Sound Within Sound

by Kate Molleson

Ask anyone to name a classical composer, and the answer is usually the same: Mozart, Beethoven, Bach. Their music is wonderful, but what about composers who aren’t household names – who work outside the mainstream, who write challenging and difficult music? In Sound Within Sound, Kate Molleson beautifully tells the stories of ten twentieth-century composers who are almost completely unknown, focusing on women and people of colour. Molleson brilliantly contextualizes each composer within then-current political and musical trends, telling us their stories, influences, sources of inspiration, and the impact they had in their work and teaching.

What resonated with me about this book is the way Molleson describes selected pieces of music. Her insights prepare you for what you will hear in these works. Much of the music described here is challenging to listen to, and these trailblazers expand what is considered music.

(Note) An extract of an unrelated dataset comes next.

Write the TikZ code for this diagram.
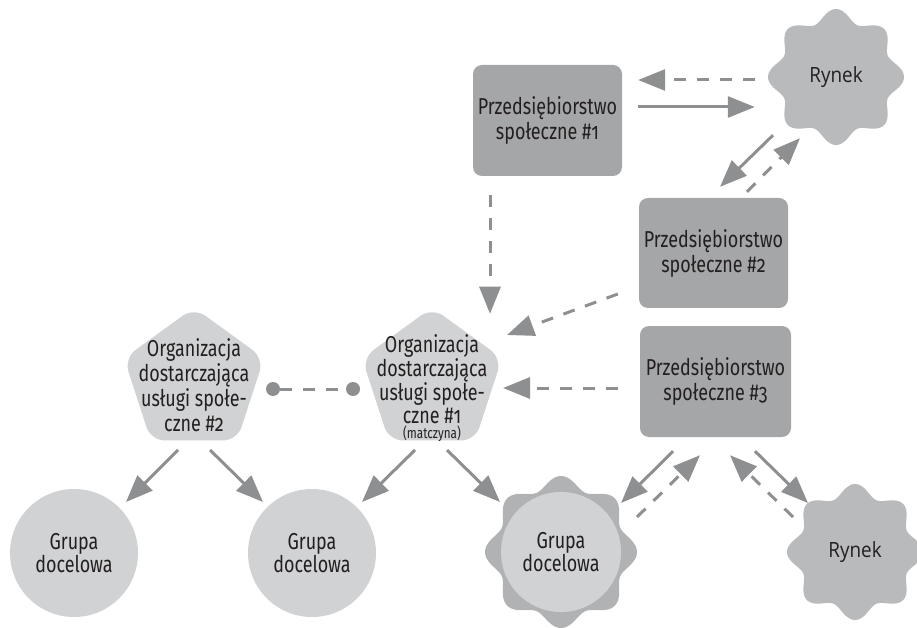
\documentclass[tikz,border=0pt]{standalone}
\usepackage{fontspec}
\setmainfont[Numbers=OldStyle,FakeStretch=0.78]{Fira Sans}
\newfontfamily\marketfont[FakeStretch=0.9]{Open Sans}
\usetikzlibrary{shapes.geometric,arrows.meta,calc}

\definecolor{firmgray}{HTML}{A5A6A8}
\definecolor{marketgray}{HTML}{B9BABC}
\definecolor{paleshape}{HTML}{D1D2D4}
\definecolor{ringgray}{HTML}{B1B2B4}
\definecolor{flowgray}{HTML}{8E8F91}
\definecolor{ink}{HTML}{231F20}

% eight-lobed badge: centre x, mean radius, lobe amplitude, colour
\newcommand{\badge}[4]{%
  \fill[#4] plot[domain=0:360,samples=241,variable=\t]
    ({#1+(#2+#3*cos(8*\t))*cos(\t)},{(#2+#3*cos(8*\t))*sin(\t)}) -- cycle;}

\begin{document}
\begin{tikzpicture}[x=1pt,y=1pt,
  txt/.style={text=ink,align=center,inner sep=0pt,font=\fontsize{23}{25}\selectfont},
  firm/.style={txt,fill=firmgray,rounded corners=9pt,minimum width=149pt,minimum height=111pt},
  orgshape/.style={regular polygon,regular polygon sides=5,minimum size=147pt,inner sep=0pt,
    fill=paleshape,rounded corners=14pt},
  target/.style={txt,circle,fill=paleshape,minimum size=128pt,font=\fontsize{23}{23}\selectfont},
  market/.style={txt,circle,minimum size=134pt,font=\marketfont\fontsize{21}{23}\selectfont},
  flow/.style={draw=flowgray,line width=3pt,-{Triangle[length=27pt,width=21pt]}},
  back/.style={flow,dash pattern=on 12pt off 11pt},
  link/.style={draw=flowgray,line width=3pt,dash pattern=on 12pt off 11pt},
  dot/.style={circle,fill=flowgray,minimum size=14pt,inner sep=0pt}]

\useasboundingbox (0,0) rectangle (917,627);

% badge backgrounds
\begin{scope}[yshift=550pt]\badge{836}{62}{6}{marketgray}\end{scope}
\begin{scope}[yshift=75pt]\badge{855}{62}{6}{marketgray}\end{scope}
\begin{scope}[yshift=75pt]\badge{561}{70}{6}{ringgray}\end{scope}

% social enterprises
\node[firm] (ps1) at (547.5,506.5) {Przedsiębiorstwo\\społeczne \#1};
\node[firm,minimum height=110pt] (ps2) at (713.5,374) {Przedsiębiorstwo\\społeczne \#2};
\node[firm,minimum width=151pt] (ps3) at (715.5,245.5) {Przedsiębiorstwo\\społeczne \#3};

% markets
\node[market] (rt) at (836,550) {Rynek};
\node[market] (rb) at (855,75) {Rynek};

% service organisations
\node[orgshape] (o2s) at (194,246) {};
\node[orgshape] (o1s) at (432,246) {};
\node[txt] (o2) at (194,242) {Organizacja\\dostarczająca\\usługi społe-\\czne \#2};
\node[txt,font=\fontsize{23}{22.5}\selectfont] (o1) at (432,239)
  {Organizacja\\dostarczająca\\usługi społe-\\czne \#1\\[-7pt]{\fontsize{15}{14}\selectfont(matczyna)}};

% target groups
\node[target] (g1) at (74,74) {Grupa\\docelowa};
\node[target] (g2) at (312,74) {Grupa\\docelowa};
\node[target,minimum size=120pt] (g3) at (561,75) {Grupa\\docelowa};

% enterprise 1 <-> market
\draw[back] ($(rt.west)+(-14,-3)$) -- ($(ps1.east)+(16,40.5)$);
\draw[flow] ($(ps1.east)+(16,13.5)$) -- ($(rt.west)+(-14,-30)$);
% market <-> enterprise 2
\draw[flow] ($(rt.south)+(-63,9)$) -- ($(ps2.north)+(6.5,11)$);
\draw[back] ($(ps2.north)+(33.5,6)$) -- ($(rt.south)+(-36,6)$);

% enterprises -> parent organisation
\draw[back] ($(ps1.south)+(-57.5,-19)$) -- ($(o1s.north)+(58,-6.5)$);
\draw[back] ($(ps2.west)+(-21,-41)$) -- ($(o1s.center)+(75,46)$);
\draw[back] ($(ps3.west)+(-22,-6.5)$) -- ($(o1s.center)+(71,-7)$);

% link between the two organisations
\node[dot] (dl) at ($(o2s.center)+(79,-8)$) {};
\node[dot] (dr) at ($(o1s.center)+(-79,-8)$) {};
\draw[link] (dl) -- (dr);

% organisations -> target groups
\draw[flow] ($(o2s.center)+(-16,-69)$) -- ($(g1.center)+(52,51)$);
\draw[flow] ($(o2s.center)+(16,-69)$) -- ($(g2.center)+(-49,51)$);
\draw[flow] ($(o1s.center)+(-17,-69)$) -- ($(g2.center)+(50,51)$);
\draw[flow] ($(o1s.center)+(15,-69)$) -- ($(g3.center)+(-61,50)$);

% enterprise 3 <-> target group and market
\draw[flow] ($(ps3.south)+(-42.5,-14)$) -- ($(g3.center)+(60,49)$);
\draw[back] ($(g3.center)+(76,35)$) -- ($(ps3.south)+(-15.5,-18)$);
\draw[flow] ($(ps3.south)+(39.5,-14)$) -- ($(rb.center)+(-47,49)$);
\draw[back] ($(rb.center)+(-62,35)$) -- ($(ps3.south)+(14.5,-18)$);
\end{tikzpicture}
\end{document}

Take Júlian Carrillo’s Preludio a Colón, a song that showcases his “Thirteenth Sound” method of dissecting musical scales: with its incredibly small distances between notes, it sounds almost other-worldly.

Ruth Crawford Seeger’s String Quartet 1931 is a brooding, dissonant work that represented new directions in American composition, and was years ahead of its time. Contrast this with the lilting calm of Emahoy Tsegué-Mariam Guèbru, the daughter of Ethiopia’s ambassador; she recorded her compositions in the 1960s on a piano played by Mozart. Or the angular, plaintive dissonance of Galina Ustvolskaya, a Soviet composer of uncompromising, intense music; her Clarinet Trio is both fierce and fragile.

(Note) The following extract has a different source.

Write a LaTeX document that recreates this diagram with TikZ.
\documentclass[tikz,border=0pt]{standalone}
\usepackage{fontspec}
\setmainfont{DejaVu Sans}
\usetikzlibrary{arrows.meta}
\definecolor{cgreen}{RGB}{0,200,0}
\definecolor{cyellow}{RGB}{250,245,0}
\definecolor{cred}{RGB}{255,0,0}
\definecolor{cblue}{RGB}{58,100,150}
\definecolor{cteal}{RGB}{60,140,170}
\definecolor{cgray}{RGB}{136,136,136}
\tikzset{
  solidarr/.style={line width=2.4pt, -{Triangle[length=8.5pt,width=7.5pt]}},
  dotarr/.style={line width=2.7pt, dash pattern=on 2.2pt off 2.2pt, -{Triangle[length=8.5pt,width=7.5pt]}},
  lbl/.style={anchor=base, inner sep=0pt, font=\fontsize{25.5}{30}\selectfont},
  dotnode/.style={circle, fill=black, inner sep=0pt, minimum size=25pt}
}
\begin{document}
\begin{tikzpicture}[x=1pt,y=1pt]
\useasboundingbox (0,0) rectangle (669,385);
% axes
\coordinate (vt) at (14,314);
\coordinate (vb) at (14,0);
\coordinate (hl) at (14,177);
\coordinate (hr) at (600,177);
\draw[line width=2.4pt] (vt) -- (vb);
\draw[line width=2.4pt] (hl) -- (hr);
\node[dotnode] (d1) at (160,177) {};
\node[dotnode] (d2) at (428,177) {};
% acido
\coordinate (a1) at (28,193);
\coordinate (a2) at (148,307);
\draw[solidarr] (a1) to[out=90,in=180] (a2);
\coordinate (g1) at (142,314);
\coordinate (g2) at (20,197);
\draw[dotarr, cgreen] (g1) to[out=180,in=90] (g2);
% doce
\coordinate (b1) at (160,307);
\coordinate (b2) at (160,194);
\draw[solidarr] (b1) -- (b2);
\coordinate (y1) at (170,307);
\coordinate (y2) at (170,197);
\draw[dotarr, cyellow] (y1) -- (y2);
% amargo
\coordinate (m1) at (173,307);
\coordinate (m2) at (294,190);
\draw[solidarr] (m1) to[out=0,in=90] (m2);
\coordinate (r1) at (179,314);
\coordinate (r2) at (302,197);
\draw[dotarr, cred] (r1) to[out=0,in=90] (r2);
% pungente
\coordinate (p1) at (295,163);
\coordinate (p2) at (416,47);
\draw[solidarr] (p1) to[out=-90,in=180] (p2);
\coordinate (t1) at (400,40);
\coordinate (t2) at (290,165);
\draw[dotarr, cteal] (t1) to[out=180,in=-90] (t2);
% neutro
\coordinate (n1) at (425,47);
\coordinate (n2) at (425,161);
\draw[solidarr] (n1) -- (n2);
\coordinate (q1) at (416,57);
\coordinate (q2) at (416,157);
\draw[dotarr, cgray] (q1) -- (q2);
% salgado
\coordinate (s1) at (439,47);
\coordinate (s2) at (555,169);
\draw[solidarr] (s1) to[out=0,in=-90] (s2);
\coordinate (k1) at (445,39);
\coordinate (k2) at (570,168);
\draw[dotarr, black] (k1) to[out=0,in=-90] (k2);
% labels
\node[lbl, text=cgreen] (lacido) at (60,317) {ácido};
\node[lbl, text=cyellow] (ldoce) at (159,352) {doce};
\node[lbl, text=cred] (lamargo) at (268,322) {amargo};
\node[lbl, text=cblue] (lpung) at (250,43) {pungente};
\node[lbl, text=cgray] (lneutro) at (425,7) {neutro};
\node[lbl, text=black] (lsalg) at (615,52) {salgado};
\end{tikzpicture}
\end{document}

Just as interesting as the composers themselves is the discussion of power, politics, and tradition, and how their interplay decides which composers are heard or ignored. This gatekeeping is a relic of colonial influence. Filipino composer José Maceda asked “What has all this got to do with coconuts and rice?” — as Molleson elaborates, “how can classical music, its ideologies seeded in Europe, articulate the lived experience of human beings around the world?” Many of these composers turned to folk music, seeking sounds that would free their work of European influence.

Molleson’s writing is frank and engaging, making a compelling case for expanding the classical canon. This is an excellent read for anyone who is passionate about music or inclusion, or who simply wants to stretch their ears.